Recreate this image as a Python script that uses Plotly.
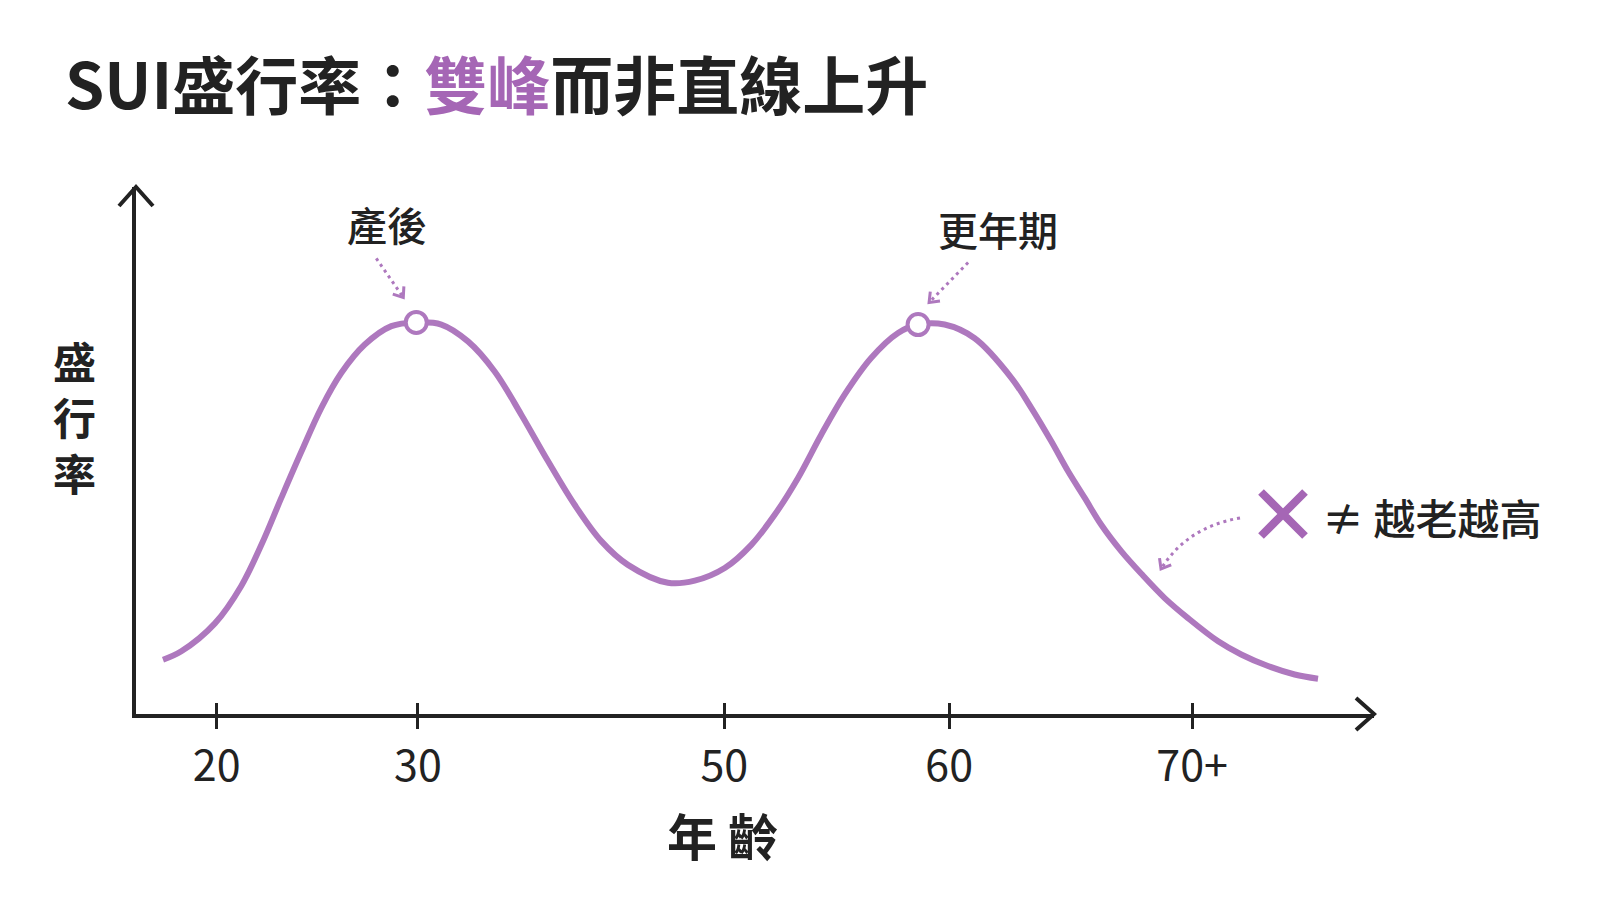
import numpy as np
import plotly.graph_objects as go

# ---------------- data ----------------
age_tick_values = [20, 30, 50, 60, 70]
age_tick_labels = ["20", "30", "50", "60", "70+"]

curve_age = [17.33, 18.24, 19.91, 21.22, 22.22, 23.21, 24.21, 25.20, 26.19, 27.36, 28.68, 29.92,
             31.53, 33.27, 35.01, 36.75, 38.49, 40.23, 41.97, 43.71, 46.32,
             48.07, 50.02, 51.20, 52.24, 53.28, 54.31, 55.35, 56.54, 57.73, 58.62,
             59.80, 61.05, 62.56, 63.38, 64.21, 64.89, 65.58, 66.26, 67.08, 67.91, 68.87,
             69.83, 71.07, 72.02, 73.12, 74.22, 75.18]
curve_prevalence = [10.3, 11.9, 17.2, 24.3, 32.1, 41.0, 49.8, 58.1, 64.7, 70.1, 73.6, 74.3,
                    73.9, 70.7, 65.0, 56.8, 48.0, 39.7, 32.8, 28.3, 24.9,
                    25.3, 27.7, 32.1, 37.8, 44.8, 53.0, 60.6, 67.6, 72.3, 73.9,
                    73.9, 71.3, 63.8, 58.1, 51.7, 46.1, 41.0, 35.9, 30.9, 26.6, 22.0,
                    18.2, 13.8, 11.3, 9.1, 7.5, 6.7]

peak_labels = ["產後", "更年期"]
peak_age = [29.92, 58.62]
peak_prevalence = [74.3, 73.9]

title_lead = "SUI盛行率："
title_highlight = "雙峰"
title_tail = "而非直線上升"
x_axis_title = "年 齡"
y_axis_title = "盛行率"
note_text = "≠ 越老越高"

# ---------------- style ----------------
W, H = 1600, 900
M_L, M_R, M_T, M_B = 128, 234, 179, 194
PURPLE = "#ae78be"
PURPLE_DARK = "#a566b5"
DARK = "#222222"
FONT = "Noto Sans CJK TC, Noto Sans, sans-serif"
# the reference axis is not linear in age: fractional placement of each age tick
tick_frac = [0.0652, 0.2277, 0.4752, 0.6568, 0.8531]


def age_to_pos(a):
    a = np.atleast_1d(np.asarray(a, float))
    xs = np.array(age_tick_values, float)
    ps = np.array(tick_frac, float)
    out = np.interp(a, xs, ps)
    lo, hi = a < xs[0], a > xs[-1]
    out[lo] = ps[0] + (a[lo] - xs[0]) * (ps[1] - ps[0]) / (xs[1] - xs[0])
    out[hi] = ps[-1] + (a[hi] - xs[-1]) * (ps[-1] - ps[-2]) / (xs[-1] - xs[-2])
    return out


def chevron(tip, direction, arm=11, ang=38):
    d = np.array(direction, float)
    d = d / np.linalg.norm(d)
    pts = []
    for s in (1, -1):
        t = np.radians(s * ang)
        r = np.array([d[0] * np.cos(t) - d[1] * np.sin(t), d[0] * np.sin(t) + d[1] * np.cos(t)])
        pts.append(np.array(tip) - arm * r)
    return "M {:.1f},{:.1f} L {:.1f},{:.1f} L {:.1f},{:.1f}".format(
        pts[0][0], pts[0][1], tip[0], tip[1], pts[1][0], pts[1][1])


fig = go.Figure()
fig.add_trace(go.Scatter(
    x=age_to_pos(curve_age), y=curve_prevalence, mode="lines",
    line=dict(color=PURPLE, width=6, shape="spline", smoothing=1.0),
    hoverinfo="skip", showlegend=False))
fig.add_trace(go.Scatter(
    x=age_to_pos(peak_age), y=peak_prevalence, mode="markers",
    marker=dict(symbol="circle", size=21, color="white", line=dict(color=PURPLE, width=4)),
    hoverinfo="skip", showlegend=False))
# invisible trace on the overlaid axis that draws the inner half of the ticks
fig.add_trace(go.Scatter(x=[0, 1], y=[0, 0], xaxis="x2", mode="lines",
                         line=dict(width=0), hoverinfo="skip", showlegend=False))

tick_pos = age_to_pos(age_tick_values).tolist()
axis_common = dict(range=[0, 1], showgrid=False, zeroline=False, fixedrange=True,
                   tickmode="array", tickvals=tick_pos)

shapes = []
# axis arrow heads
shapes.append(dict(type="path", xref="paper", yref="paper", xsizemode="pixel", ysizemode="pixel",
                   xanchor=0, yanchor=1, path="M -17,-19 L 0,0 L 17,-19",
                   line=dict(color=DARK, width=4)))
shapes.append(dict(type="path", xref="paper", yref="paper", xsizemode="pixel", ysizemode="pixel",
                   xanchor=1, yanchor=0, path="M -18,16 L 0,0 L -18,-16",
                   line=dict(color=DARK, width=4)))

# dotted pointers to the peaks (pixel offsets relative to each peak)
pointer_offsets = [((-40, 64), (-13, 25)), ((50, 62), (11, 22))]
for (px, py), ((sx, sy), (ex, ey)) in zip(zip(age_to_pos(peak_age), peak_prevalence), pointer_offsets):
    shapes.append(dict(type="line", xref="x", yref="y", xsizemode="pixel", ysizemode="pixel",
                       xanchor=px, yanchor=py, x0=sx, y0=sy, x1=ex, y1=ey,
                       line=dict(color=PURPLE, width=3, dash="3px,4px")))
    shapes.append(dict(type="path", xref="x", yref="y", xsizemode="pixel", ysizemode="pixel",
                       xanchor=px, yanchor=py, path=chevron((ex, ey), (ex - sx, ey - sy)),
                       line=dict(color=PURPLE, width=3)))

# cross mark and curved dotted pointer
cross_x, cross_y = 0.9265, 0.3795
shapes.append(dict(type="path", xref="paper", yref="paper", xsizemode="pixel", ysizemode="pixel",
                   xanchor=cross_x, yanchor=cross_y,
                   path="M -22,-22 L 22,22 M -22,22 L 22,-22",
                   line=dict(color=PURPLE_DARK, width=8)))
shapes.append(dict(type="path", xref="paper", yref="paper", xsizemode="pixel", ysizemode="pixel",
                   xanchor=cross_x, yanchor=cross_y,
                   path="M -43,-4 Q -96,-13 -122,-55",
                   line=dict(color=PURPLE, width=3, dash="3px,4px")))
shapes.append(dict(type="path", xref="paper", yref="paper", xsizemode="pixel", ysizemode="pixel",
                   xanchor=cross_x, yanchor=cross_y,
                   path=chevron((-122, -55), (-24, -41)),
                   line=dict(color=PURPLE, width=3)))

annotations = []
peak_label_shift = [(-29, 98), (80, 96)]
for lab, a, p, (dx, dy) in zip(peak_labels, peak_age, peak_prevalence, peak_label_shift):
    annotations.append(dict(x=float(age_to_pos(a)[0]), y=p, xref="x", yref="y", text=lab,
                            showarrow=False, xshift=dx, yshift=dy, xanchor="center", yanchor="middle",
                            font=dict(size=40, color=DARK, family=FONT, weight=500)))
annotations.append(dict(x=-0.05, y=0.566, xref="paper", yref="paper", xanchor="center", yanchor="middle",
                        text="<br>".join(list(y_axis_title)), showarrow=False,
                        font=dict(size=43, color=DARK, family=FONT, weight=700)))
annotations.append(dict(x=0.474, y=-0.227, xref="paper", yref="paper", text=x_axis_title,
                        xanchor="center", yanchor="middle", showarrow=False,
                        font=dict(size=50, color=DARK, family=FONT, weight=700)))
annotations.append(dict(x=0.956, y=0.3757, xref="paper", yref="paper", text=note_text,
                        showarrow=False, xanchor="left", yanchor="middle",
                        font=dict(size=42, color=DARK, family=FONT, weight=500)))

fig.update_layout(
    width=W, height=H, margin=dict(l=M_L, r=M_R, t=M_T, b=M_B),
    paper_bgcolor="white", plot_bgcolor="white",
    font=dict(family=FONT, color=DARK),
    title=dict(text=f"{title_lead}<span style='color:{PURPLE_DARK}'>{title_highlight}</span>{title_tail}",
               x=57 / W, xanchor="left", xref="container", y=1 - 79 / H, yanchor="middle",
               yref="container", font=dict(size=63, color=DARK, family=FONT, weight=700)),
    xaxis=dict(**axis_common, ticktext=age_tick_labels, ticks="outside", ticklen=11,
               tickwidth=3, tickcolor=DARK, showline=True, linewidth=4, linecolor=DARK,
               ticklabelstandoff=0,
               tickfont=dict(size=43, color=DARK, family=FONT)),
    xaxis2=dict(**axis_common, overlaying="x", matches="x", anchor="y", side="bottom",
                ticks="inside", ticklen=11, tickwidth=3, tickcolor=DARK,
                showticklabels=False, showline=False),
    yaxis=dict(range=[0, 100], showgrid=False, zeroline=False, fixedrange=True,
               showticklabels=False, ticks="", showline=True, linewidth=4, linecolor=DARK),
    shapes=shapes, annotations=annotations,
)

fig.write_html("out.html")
* * *
THE EXERCISE ->
Check each line of the material above for "that" and say how many lines contain it, giving the number alone.

TASK RESPONSE ->
2